Minnesota trooper charged in crash that killed 18-year-old

A Minnesota State Patrol trooper who is accused of speeding without lights or sirens on before killing an 18-year-old in a crash was charged Tuesday with manslaughter and vehicular homicide.

Trooper Shane Roper was “driving recklessly and without regard to very basic rules of the road” when he crashed into a Ford Focus and killed Olivia Flores in Rochester in May, Olmsted County Attorney Mark Ostrem said.

Criminal charges of second-degree manslaughter and criminal vehicular homicide, as well as other counts of criminal vehicular operation, were filed against Roper on Tuesday, Ostrem said.

The deadly crash happened at around 5:44 p.m. on May 18 near a mall in Rochester, a city of around 121,000 in the southeastern part of the state. He was allegedly driving 83 mph in a 40-mph zone shortly before the crash.

“Trooper Roper, violating his duty in such a gross fashion, caused the death of a young lady celebrating her impending graduation from high school,” Ostrem said in a statement.

Roper, 32, was on duty and stopped on a highway entrance ramp doing traffic enforcement and sped off after “after observing an apparent petty traffic offense,” a Rochester police officer wrote in an affidavit that is part of the criminal complaint.

Roper then exited the highway and was driving 83 mph in a 40-mph zone eastbound on 12th Street SW as he approached an intersection that leads to the Apache Mall, police said in the document.

A Ford Focus going in the other direction tried to turn left toward the mall when it and Roper had the green light, at which point Roper crashed into the Focus’ passenger side, authorities said.

Flores was in the back seat of the Focus and died of her injuries. Ostrem, the prosecutor, said Roper was driving in a “grossly negligent manner” by driving that fast in a busy roadway for a petty traffic offense.

Witnesses described Roper’s car as “flying,” and no one reported hearing sirens or seeing lights, police wrote in the affidavit.

The criminal complaint and a statement by Olmsted announcing the filing of criminal charges does not specify what the “petty traffic offense” was.

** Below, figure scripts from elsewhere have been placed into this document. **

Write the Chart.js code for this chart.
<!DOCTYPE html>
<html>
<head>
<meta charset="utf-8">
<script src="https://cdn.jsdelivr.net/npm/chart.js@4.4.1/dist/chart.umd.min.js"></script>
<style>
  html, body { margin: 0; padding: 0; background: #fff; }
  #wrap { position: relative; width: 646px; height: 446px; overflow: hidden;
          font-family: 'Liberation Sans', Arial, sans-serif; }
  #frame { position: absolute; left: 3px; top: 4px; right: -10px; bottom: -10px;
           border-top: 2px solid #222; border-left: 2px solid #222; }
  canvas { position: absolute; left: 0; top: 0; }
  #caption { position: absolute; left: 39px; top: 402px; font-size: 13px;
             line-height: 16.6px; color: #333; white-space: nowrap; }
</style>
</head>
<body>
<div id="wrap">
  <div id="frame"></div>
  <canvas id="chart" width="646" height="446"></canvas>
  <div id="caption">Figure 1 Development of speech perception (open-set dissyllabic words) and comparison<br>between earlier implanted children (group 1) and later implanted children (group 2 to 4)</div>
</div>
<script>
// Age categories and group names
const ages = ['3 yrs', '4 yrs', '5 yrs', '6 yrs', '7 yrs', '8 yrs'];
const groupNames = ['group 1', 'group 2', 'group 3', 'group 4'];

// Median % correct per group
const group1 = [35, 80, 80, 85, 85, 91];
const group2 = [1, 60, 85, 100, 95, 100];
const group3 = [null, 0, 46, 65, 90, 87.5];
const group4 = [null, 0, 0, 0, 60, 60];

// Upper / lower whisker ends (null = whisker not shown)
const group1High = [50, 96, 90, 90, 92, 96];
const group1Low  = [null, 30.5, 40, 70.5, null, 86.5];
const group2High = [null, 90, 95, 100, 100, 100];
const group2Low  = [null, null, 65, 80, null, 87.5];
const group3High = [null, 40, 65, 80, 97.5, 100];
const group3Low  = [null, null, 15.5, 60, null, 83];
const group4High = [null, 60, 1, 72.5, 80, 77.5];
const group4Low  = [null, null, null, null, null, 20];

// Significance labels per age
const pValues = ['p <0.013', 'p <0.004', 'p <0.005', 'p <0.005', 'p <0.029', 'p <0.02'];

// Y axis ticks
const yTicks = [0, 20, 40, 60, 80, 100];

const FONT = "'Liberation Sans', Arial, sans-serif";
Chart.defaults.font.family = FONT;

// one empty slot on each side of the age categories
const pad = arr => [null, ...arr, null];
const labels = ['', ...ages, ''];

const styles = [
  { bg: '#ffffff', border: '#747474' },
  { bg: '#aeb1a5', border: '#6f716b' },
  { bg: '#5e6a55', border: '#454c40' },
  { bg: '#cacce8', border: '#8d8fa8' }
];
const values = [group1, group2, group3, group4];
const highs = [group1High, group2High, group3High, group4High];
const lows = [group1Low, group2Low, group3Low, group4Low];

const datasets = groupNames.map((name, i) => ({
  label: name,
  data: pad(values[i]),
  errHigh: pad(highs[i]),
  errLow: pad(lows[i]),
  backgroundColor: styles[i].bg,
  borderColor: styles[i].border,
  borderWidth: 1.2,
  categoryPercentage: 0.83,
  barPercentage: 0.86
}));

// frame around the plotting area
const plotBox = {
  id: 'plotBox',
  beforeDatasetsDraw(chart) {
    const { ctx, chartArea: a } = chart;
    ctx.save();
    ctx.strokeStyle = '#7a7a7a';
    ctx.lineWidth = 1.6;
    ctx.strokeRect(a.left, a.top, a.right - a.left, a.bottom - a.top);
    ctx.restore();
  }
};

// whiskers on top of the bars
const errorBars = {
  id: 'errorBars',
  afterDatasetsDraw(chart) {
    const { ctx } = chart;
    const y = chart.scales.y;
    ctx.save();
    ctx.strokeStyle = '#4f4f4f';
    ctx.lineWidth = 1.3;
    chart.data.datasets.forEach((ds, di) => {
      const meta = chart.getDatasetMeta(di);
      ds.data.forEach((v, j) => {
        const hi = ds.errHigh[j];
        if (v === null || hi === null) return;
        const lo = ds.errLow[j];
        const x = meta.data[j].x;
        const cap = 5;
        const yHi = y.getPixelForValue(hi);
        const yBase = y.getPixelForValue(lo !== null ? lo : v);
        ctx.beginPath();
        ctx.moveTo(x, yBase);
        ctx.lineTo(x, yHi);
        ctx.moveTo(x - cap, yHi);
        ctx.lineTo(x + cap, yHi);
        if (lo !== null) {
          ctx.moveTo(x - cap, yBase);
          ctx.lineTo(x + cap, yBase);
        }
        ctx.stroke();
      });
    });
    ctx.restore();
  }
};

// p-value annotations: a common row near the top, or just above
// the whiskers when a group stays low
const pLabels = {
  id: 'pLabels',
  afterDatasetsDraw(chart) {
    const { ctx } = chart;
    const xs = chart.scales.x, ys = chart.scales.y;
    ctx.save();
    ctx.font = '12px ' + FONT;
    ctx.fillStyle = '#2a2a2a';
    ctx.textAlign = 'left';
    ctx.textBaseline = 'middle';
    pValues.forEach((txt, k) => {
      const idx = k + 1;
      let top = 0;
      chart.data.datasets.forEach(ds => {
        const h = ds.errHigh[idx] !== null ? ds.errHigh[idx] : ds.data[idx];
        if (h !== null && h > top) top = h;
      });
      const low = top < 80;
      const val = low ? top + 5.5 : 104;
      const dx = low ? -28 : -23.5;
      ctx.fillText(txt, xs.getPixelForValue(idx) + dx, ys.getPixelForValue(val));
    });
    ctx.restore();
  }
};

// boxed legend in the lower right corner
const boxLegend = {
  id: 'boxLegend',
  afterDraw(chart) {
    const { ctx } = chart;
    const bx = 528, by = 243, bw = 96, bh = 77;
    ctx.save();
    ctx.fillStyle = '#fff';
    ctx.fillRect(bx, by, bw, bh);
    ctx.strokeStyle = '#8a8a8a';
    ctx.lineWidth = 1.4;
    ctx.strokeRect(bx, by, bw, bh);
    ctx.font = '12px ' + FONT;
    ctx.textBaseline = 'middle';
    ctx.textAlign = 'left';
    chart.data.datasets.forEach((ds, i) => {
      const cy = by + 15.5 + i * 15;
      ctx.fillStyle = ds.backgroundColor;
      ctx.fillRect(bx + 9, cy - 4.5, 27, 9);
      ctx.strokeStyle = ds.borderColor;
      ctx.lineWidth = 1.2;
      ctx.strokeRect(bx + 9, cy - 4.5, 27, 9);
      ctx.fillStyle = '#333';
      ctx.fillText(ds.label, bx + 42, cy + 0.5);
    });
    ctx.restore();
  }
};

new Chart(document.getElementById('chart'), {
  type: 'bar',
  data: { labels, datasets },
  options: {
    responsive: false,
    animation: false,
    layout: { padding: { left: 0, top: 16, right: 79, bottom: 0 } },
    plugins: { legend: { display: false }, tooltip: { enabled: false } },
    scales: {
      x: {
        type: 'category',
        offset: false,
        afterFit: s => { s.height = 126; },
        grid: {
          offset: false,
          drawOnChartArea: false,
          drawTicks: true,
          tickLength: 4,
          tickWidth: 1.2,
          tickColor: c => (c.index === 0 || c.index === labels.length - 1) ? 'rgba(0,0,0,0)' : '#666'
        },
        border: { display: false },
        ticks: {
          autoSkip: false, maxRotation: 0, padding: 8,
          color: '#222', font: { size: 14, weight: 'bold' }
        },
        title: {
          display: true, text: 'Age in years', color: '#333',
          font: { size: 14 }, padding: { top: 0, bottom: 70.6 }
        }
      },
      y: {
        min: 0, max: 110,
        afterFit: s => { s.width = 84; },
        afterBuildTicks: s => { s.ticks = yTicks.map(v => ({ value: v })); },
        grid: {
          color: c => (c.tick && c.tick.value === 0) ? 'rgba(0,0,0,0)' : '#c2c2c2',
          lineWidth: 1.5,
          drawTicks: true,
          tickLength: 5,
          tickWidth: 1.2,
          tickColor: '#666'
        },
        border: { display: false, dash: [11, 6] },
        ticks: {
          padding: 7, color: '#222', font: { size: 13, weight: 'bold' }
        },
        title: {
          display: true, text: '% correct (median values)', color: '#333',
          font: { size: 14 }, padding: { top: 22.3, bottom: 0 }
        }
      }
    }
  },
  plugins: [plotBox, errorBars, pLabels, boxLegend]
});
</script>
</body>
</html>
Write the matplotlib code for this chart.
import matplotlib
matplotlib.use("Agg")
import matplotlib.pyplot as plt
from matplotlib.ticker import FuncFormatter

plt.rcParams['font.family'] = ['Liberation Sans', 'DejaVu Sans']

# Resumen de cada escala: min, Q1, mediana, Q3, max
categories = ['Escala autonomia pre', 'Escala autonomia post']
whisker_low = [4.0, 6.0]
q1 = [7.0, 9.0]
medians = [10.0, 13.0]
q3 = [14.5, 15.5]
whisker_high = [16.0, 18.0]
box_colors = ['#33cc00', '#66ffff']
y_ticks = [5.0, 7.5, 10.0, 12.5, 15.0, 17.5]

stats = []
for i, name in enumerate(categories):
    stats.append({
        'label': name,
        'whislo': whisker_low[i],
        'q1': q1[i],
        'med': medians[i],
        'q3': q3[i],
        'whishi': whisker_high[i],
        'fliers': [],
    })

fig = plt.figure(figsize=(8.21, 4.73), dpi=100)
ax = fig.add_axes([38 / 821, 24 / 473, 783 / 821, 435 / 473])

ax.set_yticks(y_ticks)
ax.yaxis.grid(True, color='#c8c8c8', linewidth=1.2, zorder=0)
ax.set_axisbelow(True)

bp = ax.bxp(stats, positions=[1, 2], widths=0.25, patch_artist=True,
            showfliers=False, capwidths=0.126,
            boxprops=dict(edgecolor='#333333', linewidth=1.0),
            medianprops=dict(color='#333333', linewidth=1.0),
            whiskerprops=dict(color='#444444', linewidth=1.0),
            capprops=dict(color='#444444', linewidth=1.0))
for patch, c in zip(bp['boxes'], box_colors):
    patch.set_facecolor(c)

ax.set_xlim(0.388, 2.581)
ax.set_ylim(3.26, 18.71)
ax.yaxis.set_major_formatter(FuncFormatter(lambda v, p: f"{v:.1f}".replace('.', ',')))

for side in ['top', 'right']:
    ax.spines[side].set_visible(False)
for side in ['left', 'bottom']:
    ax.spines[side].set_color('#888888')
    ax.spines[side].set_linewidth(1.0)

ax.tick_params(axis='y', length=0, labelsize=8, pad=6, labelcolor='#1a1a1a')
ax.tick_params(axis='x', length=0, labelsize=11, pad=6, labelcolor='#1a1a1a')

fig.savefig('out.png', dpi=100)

Roper told police investigating the crash that he believed his lights were on, the Rochester police officer wrote in the affidavit.

“Roper said he attempted to ‘clear’ the intersection prior to entering it,” that officer wrote in the document. The affidavit notes that a large SUV going the same direction as Roper that had entered the left turn lane “at least partially obstructed” the view of the left turn lane where the Focus was.

Attempts to reach Roper Tuesday evening were not successful. Court records did not show an attorney for him. A first court appearance was scheduled for Aug. 29.

The Minnesota State Patrol did not immediately respond to a request for comment Tuesday evening. The Associated Press, citing a patrol spokesperson, reported that Roper is currently on paid leave.